■ **Directions for this task**:
What follows is a listing; give it again exactly, in its entirety.

■ **Source material**:
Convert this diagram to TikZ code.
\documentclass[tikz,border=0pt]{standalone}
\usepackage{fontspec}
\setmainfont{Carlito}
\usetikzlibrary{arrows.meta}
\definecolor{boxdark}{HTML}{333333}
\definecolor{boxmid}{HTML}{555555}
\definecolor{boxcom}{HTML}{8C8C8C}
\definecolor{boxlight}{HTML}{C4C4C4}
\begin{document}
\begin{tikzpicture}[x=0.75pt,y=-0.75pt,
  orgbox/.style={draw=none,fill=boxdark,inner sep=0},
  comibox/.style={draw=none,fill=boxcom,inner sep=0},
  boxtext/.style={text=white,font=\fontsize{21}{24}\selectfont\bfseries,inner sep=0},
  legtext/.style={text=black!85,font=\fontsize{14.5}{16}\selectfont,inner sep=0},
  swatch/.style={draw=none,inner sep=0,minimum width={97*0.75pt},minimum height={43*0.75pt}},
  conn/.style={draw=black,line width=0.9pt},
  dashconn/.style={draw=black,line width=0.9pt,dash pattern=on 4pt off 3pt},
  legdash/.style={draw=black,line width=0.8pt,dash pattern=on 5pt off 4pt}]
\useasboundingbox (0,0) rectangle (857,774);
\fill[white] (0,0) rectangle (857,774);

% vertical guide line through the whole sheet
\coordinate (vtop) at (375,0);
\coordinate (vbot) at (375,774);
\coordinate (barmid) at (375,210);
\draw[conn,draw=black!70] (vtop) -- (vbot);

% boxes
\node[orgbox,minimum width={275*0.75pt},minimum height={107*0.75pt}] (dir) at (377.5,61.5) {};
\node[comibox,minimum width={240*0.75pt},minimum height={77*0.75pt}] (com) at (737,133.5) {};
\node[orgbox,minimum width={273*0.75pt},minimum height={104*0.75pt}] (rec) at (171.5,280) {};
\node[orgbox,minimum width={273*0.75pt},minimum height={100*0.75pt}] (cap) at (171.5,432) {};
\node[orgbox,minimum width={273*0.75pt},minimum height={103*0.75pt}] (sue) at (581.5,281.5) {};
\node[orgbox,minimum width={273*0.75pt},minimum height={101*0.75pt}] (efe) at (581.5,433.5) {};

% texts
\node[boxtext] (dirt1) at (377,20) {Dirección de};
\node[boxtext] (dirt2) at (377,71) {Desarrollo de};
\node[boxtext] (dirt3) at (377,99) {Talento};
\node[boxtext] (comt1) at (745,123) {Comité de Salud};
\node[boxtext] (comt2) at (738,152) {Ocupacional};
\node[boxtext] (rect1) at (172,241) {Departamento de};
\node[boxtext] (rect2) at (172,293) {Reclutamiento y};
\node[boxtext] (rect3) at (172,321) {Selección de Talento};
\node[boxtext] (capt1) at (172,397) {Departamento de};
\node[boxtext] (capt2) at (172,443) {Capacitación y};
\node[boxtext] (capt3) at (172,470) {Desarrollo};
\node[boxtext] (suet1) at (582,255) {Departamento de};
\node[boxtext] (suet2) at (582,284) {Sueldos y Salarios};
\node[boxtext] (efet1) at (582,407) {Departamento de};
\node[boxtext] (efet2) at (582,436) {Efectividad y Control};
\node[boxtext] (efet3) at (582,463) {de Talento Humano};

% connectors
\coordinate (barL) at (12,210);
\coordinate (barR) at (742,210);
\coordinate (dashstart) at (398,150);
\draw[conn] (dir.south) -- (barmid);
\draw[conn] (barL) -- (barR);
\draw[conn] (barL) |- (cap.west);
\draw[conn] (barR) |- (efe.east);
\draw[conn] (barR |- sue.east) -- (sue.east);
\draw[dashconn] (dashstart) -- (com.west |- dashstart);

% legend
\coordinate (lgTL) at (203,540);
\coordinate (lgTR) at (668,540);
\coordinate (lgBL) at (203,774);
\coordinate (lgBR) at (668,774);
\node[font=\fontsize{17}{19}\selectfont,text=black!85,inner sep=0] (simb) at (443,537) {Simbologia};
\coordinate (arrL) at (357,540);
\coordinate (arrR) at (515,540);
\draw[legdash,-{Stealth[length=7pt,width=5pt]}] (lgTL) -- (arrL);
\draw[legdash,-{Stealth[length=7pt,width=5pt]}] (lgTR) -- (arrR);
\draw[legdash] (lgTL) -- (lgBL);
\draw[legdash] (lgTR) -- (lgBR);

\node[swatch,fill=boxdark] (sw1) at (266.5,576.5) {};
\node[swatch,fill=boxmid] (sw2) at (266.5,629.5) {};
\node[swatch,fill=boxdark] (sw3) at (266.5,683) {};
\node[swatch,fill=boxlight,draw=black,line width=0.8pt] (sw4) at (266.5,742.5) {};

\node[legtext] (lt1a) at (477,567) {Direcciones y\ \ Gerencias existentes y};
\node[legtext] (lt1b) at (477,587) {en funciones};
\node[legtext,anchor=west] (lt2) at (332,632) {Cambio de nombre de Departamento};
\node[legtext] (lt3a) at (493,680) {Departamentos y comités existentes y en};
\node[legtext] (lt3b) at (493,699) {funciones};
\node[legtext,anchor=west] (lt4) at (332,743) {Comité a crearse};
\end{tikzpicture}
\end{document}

■ **Response below**:
Convert this diagram to TikZ code.
\documentclass[tikz,border=0pt]{standalone}
\usepackage{fontspec}
\setmainfont{Carlito}
\usetikzlibrary{arrows.meta}
\definecolor{boxdark}{HTML}{333333}
\definecolor{boxmid}{HTML}{555555}
\definecolor{boxcom}{HTML}{8C8C8C}
\definecolor{boxlight}{HTML}{C4C4C4}
\begin{document}
\begin{tikzpicture}[x=0.75pt,y=-0.75pt,
  orgbox/.style={draw=none,fill=boxdark,inner sep=0},
  comibox/.style={draw=none,fill=boxcom,inner sep=0},
  boxtext/.style={text=white,font=\fontsize{21}{24}\selectfont\bfseries,inner sep=0},
  legtext/.style={text=black!85,font=\fontsize{14.5}{16}\selectfont,inner sep=0},
  swatch/.style={draw=none,inner sep=0,minimum width={97*0.75pt},minimum height={43*0.75pt}},
  conn/.style={draw=black,line width=0.9pt},
  dashconn/.style={draw=black,line width=0.9pt,dash pattern=on 4pt off 3pt},
  legdash/.style={draw=black,line width=0.8pt,dash pattern=on 5pt off 4pt}]
\useasboundingbox (0,0) rectangle (857,774);
\fill[white] (0,0) rectangle (857,774);

% vertical guide line through the whole sheet
\coordinate (vtop) at (375,0);
\coordinate (vbot) at (375,774);
\coordinate (barmid) at (375,210);
\draw[conn,draw=black!70] (vtop) -- (vbot);

% boxes
\node[orgbox,minimum width={275*0.75pt},minimum height={107*0.75pt}] (dir) at (377.5,61.5) {};
\node[comibox,minimum width={240*0.75pt},minimum height={77*0.75pt}] (com) at (737,133.5) {};
\node[orgbox,minimum width={273*0.75pt},minimum height={104*0.75pt}] (rec) at (171.5,280) {};
\node[orgbox,minimum width={273*0.75pt},minimum height={100*0.75pt}] (cap) at (171.5,432) {};
\node[orgbox,minimum width={273*0.75pt},minimum height={103*0.75pt}] (sue) at (581.5,281.5) {};
\node[orgbox,minimum width={273*0.75pt},minimum height={101*0.75pt}] (efe) at (581.5,433.5) {};

% texts
\node[boxtext] (dirt1) at (377,20) {Dirección de};
\node[boxtext] (dirt2) at (377,71) {Desarrollo de};
\node[boxtext] (dirt3) at (377,99) {Talento};
\node[boxtext] (comt1) at (745,123) {Comité de Salud};
\node[boxtext] (comt2) at (738,152) {Ocupacional};
\node[boxtext] (rect1) at (172,241) {Departamento de};
\node[boxtext] (rect2) at (172,293) {Reclutamiento y};
\node[boxtext] (rect3) at (172,321) {Selección de Talento};
\node[boxtext] (capt1) at (172,397) {Departamento de};
\node[boxtext] (capt2) at (172,443) {Capacitación y};
\node[boxtext] (capt3) at (172,470) {Desarrollo};
\node[boxtext] (suet1) at (582,255) {Departamento de};
\node[boxtext] (suet2) at (582,284) {Sueldos y Salarios};
\node[boxtext] (efet1) at (582,407) {Departamento de};
\node[boxtext] (efet2) at (582,436) {Efectividad y Control};
\node[boxtext] (efet3) at (582,463) {de Talento Humano};

% connectors
\coordinate (barL) at (12,210);
\coordinate (barR) at (742,210);
\coordinate (dashstart) at (398,150);
\draw[conn] (dir.south) -- (barmid);
\draw[conn] (barL) -- (barR);
\draw[conn] (barL) |- (cap.west);
\draw[conn] (barR) |- (efe.east);
\draw[conn] (barR |- sue.east) -- (sue.east);
\draw[dashconn] (dashstart) -- (com.west |- dashstart);

% legend
\coordinate (lgTL) at (203,540);
\coordinate (lgTR) at (668,540);
\coordinate (lgBL) at (203,774);
\coordinate (lgBR) at (668,774);
\node[font=\fontsize{17}{19}\selectfont,text=black!85,inner sep=0] (simb) at (443,537) {Simbologia};
\coordinate (arrL) at (357,540);
\coordinate (arrR) at (515,540);
\draw[legdash,-{Stealth[length=7pt,width=5pt]}] (lgTL) -- (arrL);
\draw[legdash,-{Stealth[length=7pt,width=5pt]}] (lgTR) -- (arrR);
\draw[legdash] (lgTL) -- (lgBL);
\draw[legdash] (lgTR) -- (lgBR);

\node[swatch,fill=boxdark] (sw1) at (266.5,576.5) {};
\node[swatch,fill=boxmid] (sw2) at (266.5,629.5) {};
\node[swatch,fill=boxdark] (sw3) at (266.5,683) {};
\node[swatch,fill=boxlight,draw=black,line width=0.8pt] (sw4) at (266.5,742.5) {};

\node[legtext] (lt1a) at (477,567) {Direcciones y\ \ Gerencias existentes y};
\node[legtext] (lt1b) at (477,587) {en funciones};
\node[legtext,anchor=west] (lt2) at (332,632) {Cambio de nombre de Departamento};
\node[legtext] (lt3a) at (493,680) {Departamentos y comités existentes y en};
\node[legtext] (lt3b) at (493,699) {funciones};
\node[legtext,anchor=west] (lt4) at (332,743) {Comité a crearse};
\end{tikzpicture}
\end{document}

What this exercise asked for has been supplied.